Hemingway wrote Big Two-Hearted River in Paris in 1924, when he was 25 years old. It is largely based on a trip he had taken into the country soon after World War I. The story tells how Nick Adams gets off a train and hikes an unstated number of miles through country that has been swept by forest fires. Everything has been destroyed. The earth is charred. Even the insects are covered with ashes. Nick is as alone as he would be if he were the sole survivor of a cosmic catastrophe. He is so conscious of the universal destruction that he cannot free his mind from it for a moment: when he first sees the river, he tells himself with grim humor that at least the river is still there. He walks on and on, carrying a heavy pack over a shadeless burned plain, sweating and telling himself that it cannot all be burned. When he comes at last to green timber, he makes his way into a grove of pine trees and sleeps until nearly sunset. Then he hikes on, makes camp in a meadow on the riverbank, cooks a meal and beds down for the night.

In the morning Nick Adams eats breakfast, and begins fishing downstream. He takes a small trout and carefully releases it, hooks a big one and loses it, then takes two good ones and goes back to his camp. That is all the action in the story, and its art is in the clarity of its details, its freshness and simplicity, and an effortless immediacy in the writing. It is no disparagement of Hemingway's later work to say that he never wrote so well again: no one ever wrote better in this particular field.

Today the river is the same as it was then, so much the same that a traveler who knows Hemingway's story has the feeling that he has been there before. "In the morning the sun was up and the tent was starting to get hot.... There was the meadow, the river and the swamp. There were birch trees in the green of the swamp on the other side of the river. The river was clear and smoothly fast in the early morning. Down about two hundred yards were three logs all the way across the stream. They made the water smooth and deep above them. As Nick watched, a mink crossed the river on the logs and went into the swamp."

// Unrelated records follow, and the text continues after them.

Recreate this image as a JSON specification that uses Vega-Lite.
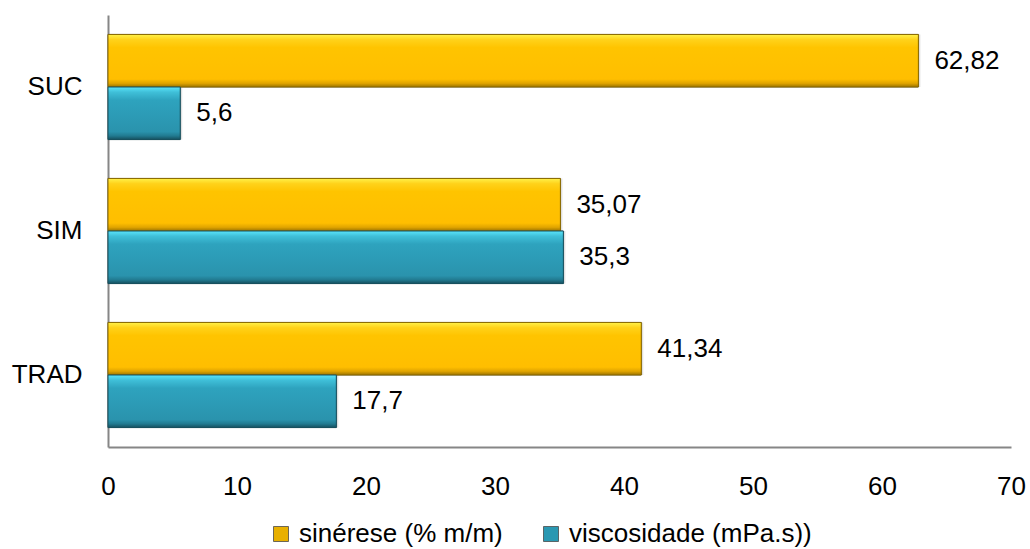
{
  "$schema": "https://vega.github.io/schema/vega-lite/v6.json",
  "width": 903,
  "height": 432,
  "autosize": {"type": "none"},
  "padding": {"left": 108, "top": 15, "right": 19, "bottom": 102},
  "background": "white",
  "config": {
    "view": {"stroke": null},
    "font": "Liberation Sans",
    "locale": {"number": {"decimal": ",", "thousands": ".", "grouping": [3], "currency": ["", ""]}}
  },
  "data": {
    "values": [
      {"amostra": "SUC", "serie": "sinérese (% m/m)", "valor": 62.82},
      {"amostra": "SUC", "serie": "viscosidade (mPa.s))", "valor": 5.6},
      {"amostra": "SIM", "serie": "sinérese (% m/m)", "valor": 35.07},
      {"amostra": "SIM", "serie": "viscosidade (mPa.s))", "valor": 35.3},
      {"amostra": "TRAD", "serie": "sinérese (% m/m)", "valor": 41.34},
      {"amostra": "TRAD", "serie": "viscosidade (mPa.s))", "valor": 17.7}
    ]
  },
  "encoding": {
    "y": {
      "field": "amostra",
      "type": "nominal",
      "sort": ["SUC", "SIM", "TRAD"],
      "scale": {"paddingInner": 0.27, "paddingOuter": 0.135},
      "axis": {
        "title": null,
        "domain": true,
        "domainColor": "#868686",
        "domainWidth": 2,
        "ticks": false,
        "labelFontSize": 26,
        "labelColor": "#000000",
        "labelPadding": 26
      }
    },
    "x": {
      "field": "valor",
      "type": "quantitative",
      "scale": {"domain": [0, 70], "nice": false},
      "axis": {
        "title": null,
        "values": [0, 10, 20, 30, 40, 50, 60, 70],
        "grid": false,
        "domain": true,
        "domainColor": "#868686",
        "domainWidth": 2,
        "ticks": false,
        "labelFontSize": 26,
        "labelColor": "#000000",
        "labelPadding": 26,
        "labelFlush": false
      }
    },
    "yOffset": {"field": "serie", "type": "nominal", "sort": ["sinérese (% m/m)", "viscosidade (mPa.s))"], "scale": {"paddingInner": 0, "paddingOuter": 0}}
  },
  "layer": [
    {
      "mark": {"type": "bar", "color": "#000000", "opacity": 0.12, "xOffset": 2, "yOffset": 4},
      "encoding": {}
    },
    {
      "mark": {"type": "bar", "stroke": "#555555", "strokeWidth": 0.8},
      "encoding": {
        "color": {
          "field": "serie",
          "type": "nominal",
          "sort": ["sinérese (% m/m)", "viscosidade (mPa.s))"],
          "scale": {
            "domain": ["sinérese (% m/m)", "viscosidade (mPa.s))"],
            "range": ["#e8b000", "#2a98b2"]
          },
          "legend": {
            "title": null,
            "orient": "none",
            "legendX": 160,
            "legendY": 506,
            "direction": "horizontal",
            "symbolType": "square",
            "symbolSize": 225,
            "symbolStrokeWidth": 0.8,
            "symbolStrokeColor": "#4a4a4a",
            "labelFontSize": 26,
            "labelColor": "#000000",
            "labelOffset": 5,
            "columnPadding": 35,
            "labelLimit": 400
          }
        }
      }
    },
    {
      "mark": {"type": "bar", "strokeWidth": 1},
      "encoding": {
        "fill": {
          "condition": {
            "test": "datum.serie === 'sinérese (% m/m)'",
            "value": {"gradient": "linear", "x1": 0, "y1": 0, "x2": 0, "y2": 1, "stops": [
              {"offset": 0, "color": "#fff24a"},
              {"offset": 0.1, "color": "#ffd21a"},
              {"offset": 0.25, "color": "#ffc400"},
              {"offset": 0.85, "color": "#ffbe00"},
              {"offset": 0.93, "color": "#e0a400"},
              {"offset": 1, "color": "#9c7400"}
            ]}
          },
          "value": {"gradient": "linear", "x1": 0, "y1": 0, "x2": 0, "y2": 1, "stops": [
            {"offset": 0, "color": "#5ae4fb"},
            {"offset": 0.1, "color": "#3fbfd8"},
            {"offset": 0.25, "color": "#2ea3be"},
            {"offset": 0.85, "color": "#2a93ad"},
            {"offset": 0.93, "color": "#217a90"},
            {"offset": 1, "color": "#154f5e"}
          ]}
        },
        "stroke": {
          "condition": {"test": "datum.serie === 'sinérese (% m/m)'", "value": "#8a6a00"},
          "value": "#17505e"
        }
      }
    },
    {
      "mark": {"type": "text", "align": "left", "baseline": "middle", "dx": 16, "fontSize": 26, "color": "#000000"},
      "encoding": {
        "text": {"field": "valor", "type": "quantitative", "format": ".4~g"}
      }
    }
  ]
}
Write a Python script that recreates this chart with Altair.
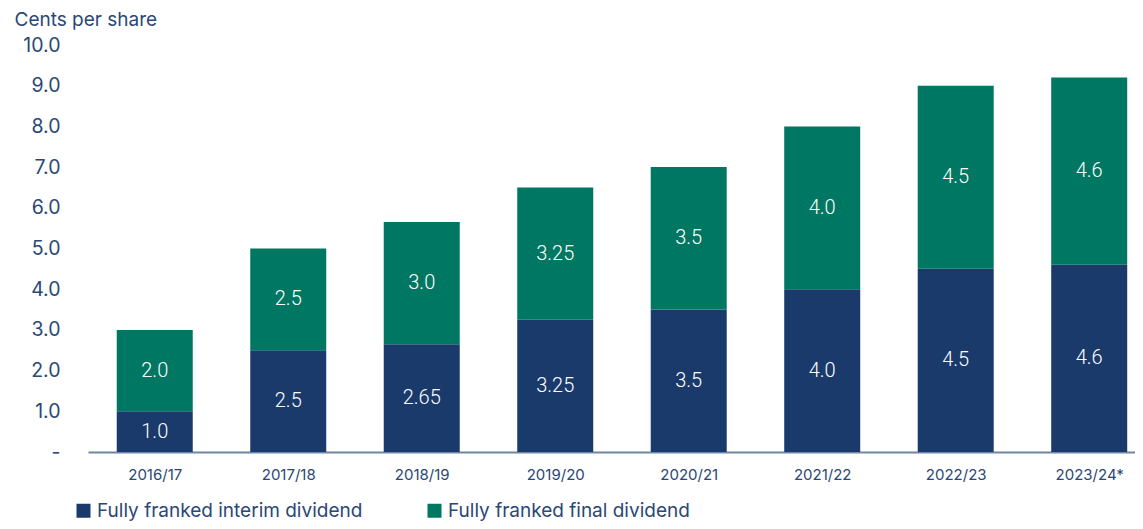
import json
import altair as alt
import pandas as pd

years = ["2016/17", "2017/18", "2018/19", "2019/20", "2020/21", "2021/22", "2022/23", "2023/24*"]
interim = [1.0, 2.5, 2.65, 3.25, 3.5, 4.0, 4.5, 4.6]
final = [2.0, 2.5, 3.0, 3.25, 3.5, 4.0, 4.5, 4.6]
interim_labels = ["1.0", "2.5", "2.65", "3.25", "3.5", "4.0", "4.5", "4.6"]
final_labels = ["2.0", "2.5", "3.0", "3.25", "3.5", "4.0", "4.5", "4.6"]
series_names = ["Fully franked interim dividend", "Fully franked final dividend"]
y_ticks = [0, 1, 2, 3, 4, 5, 6, 7, 8, 9, 10]

NAVY = "#1a3a6c"
TEAL = "#007762"
TEXT = "#2a4775"
FONT = "Inter"

rows = []
for i, yr in enumerate(years):
    rows.append(dict(idx=i, year=yr, series=series_names[0], y0=0.0, y1=interim[i],
                     mid=interim[i] / 2, label=interim_labels[i], order=0))
    rows.append(dict(idx=i, year=yr, series=series_names[1], y0=interim[i],
                     y1=interim[i] + final[i], mid=interim[i] + final[i] / 2,
                     label=final_labels[i], order=1))
df = pd.DataFrame(rows)

year_js = json.dumps(years)

x_scale = alt.Scale(domain=[-0.5, 7.343], nice=False, zero=False, padding=0)

x_enc = alt.X(
    "idx:Q",
    scale=x_scale,
    axis=alt.Axis(
        values=list(range(len(years))),
        labelExpr=f"{year_js}[datum.value]",
        grid=False, ticks=False, domain=True, domainColor="#6f86a6", domainWidth=2,
        labelPadding=15, labelFontSize=15, labelColor=TEXT, labelFont=FONT,
        title=None,
    ),
)

y_scale = alt.Scale(domain=[0, 10], nice=False)

bars = alt.Chart(df).mark_bar(size=76).encode(
    x=x_enc,
    y=alt.Y(
        "y0:Q",
        scale=y_scale,
        axis=alt.Axis(
            values=y_ticks,
            labelExpr="datum.value == 0 ? '-' : format(datum.value, '.1f')",
            grid=False, ticks=False, domain=False,
            labelPadding=28, labelFontSize=19.5, labelColor=TEXT, labelFont=FONT,
            title="Cents per share", titleAngle=0, titleAlign="left",
            titleX=-74, titleY=-20, titleBaseline="alphabetic",
            titleFontSize=19, titleFontWeight="normal", titleColor=TEXT, titleFont=FONT,
        ),
    ),
    y2="y1:Q",
    color=alt.Color(
        "series:N",
        scale=alt.Scale(domain=series_names, range=[NAVY, TEAL]),
        legend=alt.Legend(
            orient="none", legendX=-14, legendY=456, direction="horizontal",
            title=None, symbolType="square", symbolSize=196, symbolStrokeWidth=0,
            labelFontSize=19, labelColor=TEXT, labelFont=FONT, labelOffset=4,
            labelLimit=0, columnPadding=62, padding=0,
        ),
    ),
)

text = alt.Chart(df).mark_text(
    color="white", fontSize=20, font="Roboto", fontWeight=300, baseline="middle"
).encode(
    x=alt.X("idx:Q", scale=x_scale),
    y=alt.Y("mid:Q", scale=y_scale),
    text="label:N",
)

chart = alt.layer(bars, text).properties(
    width=1047,
    height=407,
    padding={"left": 80, "top": 37, "right": 0, "bottom": 69},
    autosize=alt.AutoSizeParams(type="none"),
).configure_view(stroke=None)

chart.save("out.html", embed_options={"renderer": "svg", "actions": False})
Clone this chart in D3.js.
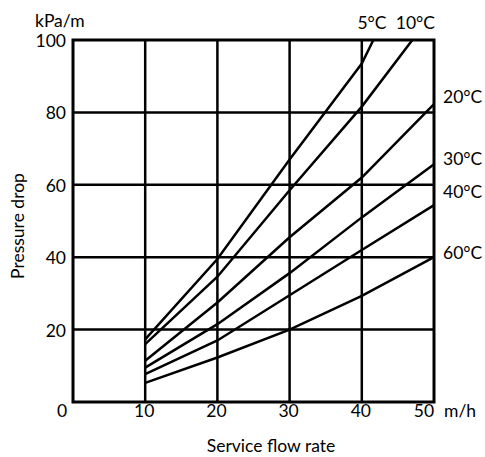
<!DOCTYPE html>
<html>
<head>
<meta charset="utf-8">
<script src="https://cdn.jsdelivr.net/npm/d3@7"></script>
<style>
  body { margin: 0; background: #fff; }
  text { font-family: Lato, "Open Sans", sans-serif; font-size: 17.5px; fill: #000; }
</style>
</head>
<body>
<script>
// flow rate points (m/h)
const flow = [10, 20, 30, 40, 50];

// pressure drop (kPa/m) per water temperature
const t5 = [17.3, 39.5, 67, 93.5, 100];
const t10 = [16, 34.6, 58.5, 81.6, 100];
const t20 = [11.4, 27.5, 45.5, 62, 82.3];
const t30 = [9.5, 21.5, 35.6, 51, 65.7];
const t40 = [7.7, 17, 29.5, 42, 54.4];
const t60 = [5.3, 12.3, 20, 29.3, 40];

// where the two steep curves hit the 100 line
const topFlow5 = 41.6;
const topFlow10 = 47;

const xTicks = [0, 10, 20, 30, 40, 50];
const yTicks = [20, 40, 60, 80, 100];

const series = [
  { name: "5°C", x: [10, 20, 30, 40, topFlow5], y: t5 },
  { name: "10°C", x: [10, 20, 30, 40, topFlow10], y: t10 },
  { name: "20°C", x: flow, y: t20, label: 82.6 },
  { name: "30°C", x: flow, y: t30, label: 65.5 },
  { name: "40°C", x: flow, y: t40, label: 56.4 },
  { name: "60°C", x: flow, y: t60, label: 39.4 },
];

const W = 485, H = 457;
const m = { left: 73, right: 434, top: 40, bottom: 402 };

const x = d3.scaleLinear().domain([0, 50]).range([m.left, m.right]);
const y = d3.scaleLinear().domain([0, 100]).range([m.bottom, m.top]);

const svg = d3.select("body")
  .append("svg")
  .attr("width", W)
  .attr("height", H);

// grid
svg.append("g")
  .selectAll("line")
  .data(xTicks.filter(d => d > 0 && d < 50))
  .enter()
  .append("line")
  .attr("x1", d => x(d)).attr("x2", d => x(d))
  .attr("y1", m.top).attr("y2", m.bottom)
  .attr("stroke", "#000").attr("stroke-width", 2.5);

svg.append("g")
  .selectAll("line")
  .data(yTicks.filter(d => d < 100))
  .enter()
  .append("line")
  .attr("x1", m.left).attr("x2", m.right)
  .attr("y1", d => y(d)).attr("y2", d => y(d))
  .attr("stroke", "#000").attr("stroke-width", 2.5);

svg.append("rect")
  .attr("x", m.left).attr("y", m.top)
  .attr("width", m.right - m.left).attr("height", m.bottom - m.top)
  .attr("fill", "none").attr("stroke", "#000").attr("stroke-width", 3);

// curves
const line = d3.line()
  .x(d => x(d[0]))
  .y(d => y(d[1]));

svg.append("g")
  .selectAll("path")
  .data(series)
  .enter()
  .append("path")
  .attr("d", s => line(s.x.map((v, i) => [v, s.y[i]])))
  .attr("fill", "none")
  .attr("stroke", "#000")
  .attr("stroke-width", 2.5);

// curve labels
svg.append("text").attr("x", 372).attr("y", 29).attr("text-anchor", "middle").text("5°C");
svg.append("text").attr("x", 435).attr("y", 29).attr("text-anchor", "end").text("10°C");
series.slice(2).forEach(s => {
  svg.append("text")
    .attr("x", 443)
    .attr("y", y(s.label))
    .text(s.name);
});

// tick labels
svg.append("g")
  .selectAll("text")
  .data(yTicks)
  .enter()
  .append("text")
  .attr("x", 66)
  .attr("y", d => y(d) + 7)
  .attr("text-anchor", "end")
  .text(d => d);

svg.append("g")
  .selectAll("text")
  .data(xTicks)
  .enter()
  .append("text")
  .attr("x", d => d === 0 ? x(d) - 11 : d === 50 ? x(d) - 10 : x(d) - 1)
  .attr("y", 417)
  .attr("text-anchor", "middle")
  .text(d => d);

svg.append("text").attr("x", 444).attr("y", 417).text("m/h");
svg.append("text").attr("x", 35).attr("y", 27).text("kPa/m");

svg.append("text")
  .attr("x", 271).attr("y", 452)
  .attr("text-anchor", "middle")
  .text("Service flow rate");

svg.append("text")
  .attr("transform", "translate(24, 226) rotate(-90)")
  .attr("text-anchor", "middle")
  .text("Pressure drop");
</script>
</body>
</html>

A present-day camper isn't likely to see a mink, but deer are everywhere. Coming up from the river, I met one standing beside the road, wearing the wistful expression of a hitchhiker, so close I could have hit it with a stick. Bear and bobcat are hunted along the river, and moose are sometimes seen. Far upstream, beyond the last tarpaper-covered shack that served as a camp—now closed and desolate—and beyond the last overgrown stretch of old logging road, there are half a dozen beaver colonies.

The Two Hearted country is a unique natural enclosure, a fragment of the original wilderness preserved miraculously in a couple of hundred square miles of unpeopled woods, and the instinct that led Hemingway at the start of his career to appreciate its individual character gave him his best story. To the north lies Lake Superior, where a great highway is soon to run along the shore; to the east is the resort country of Whitefish Bay; and south and west are farmlands growing more settled every year. But the Two Hearted country is still unknown, a region of legends and strange characters, none of whom can agree on where the trails run or what any part is like. It has always been mysterious, and even a little feared. There are three legends as to the origin of its strange and haunting name. Because the north branch and the east branch are distinct streams, it was said there were two hearts pumping to form the main river. Then, too, one branch forms in the Two Hearted Lakes, vaguely heart-shaped, supposedly dug by Paul Bunyan in a romantic mood. And, finally, the early settlers were so generous that people said they had two hearts. They even welcomed a Confederate veteran who fled north at the end of the Civil War, built a cabin on the headwaters of the Two Hearted and lived there until his death 50 years later. No one lives there permanently now, anywhere in the Two Hearted country.

" Eddie Cicotte used to hunt at his brother's camp on the Two Hearted after the Black Sox scandal of 1919," Joe Villemure said. The retired postmaster at Newberry, the nearest town, he is a bright, sharp-eyed, leather-visaged elder statesman of the woods who has had a camp on the Two Hearted for 40 years. Like Cicotte, he is a descendant of the original French settlers of Michigan. "Cicotte was up here much of the time in those years. We hunted and fished together a good deal. Later on he and his brother bought a camp together. The Hunter brothers finished logging and left a big clearing with a building on it. Cicotte and his brother bought that, and Eddie lived there.

"Once when they were up here hunting deer, Cicotte saw a cow moose. It was about 10 o'clock in the morning, and it was by a stump right close to the camp where we were. And a relative of Eddie's—Eddie was so anxious to prove to this relative that he had seen a moose, that this relative went to the stump to look at the tracks. And while he was there, a bull moose came along."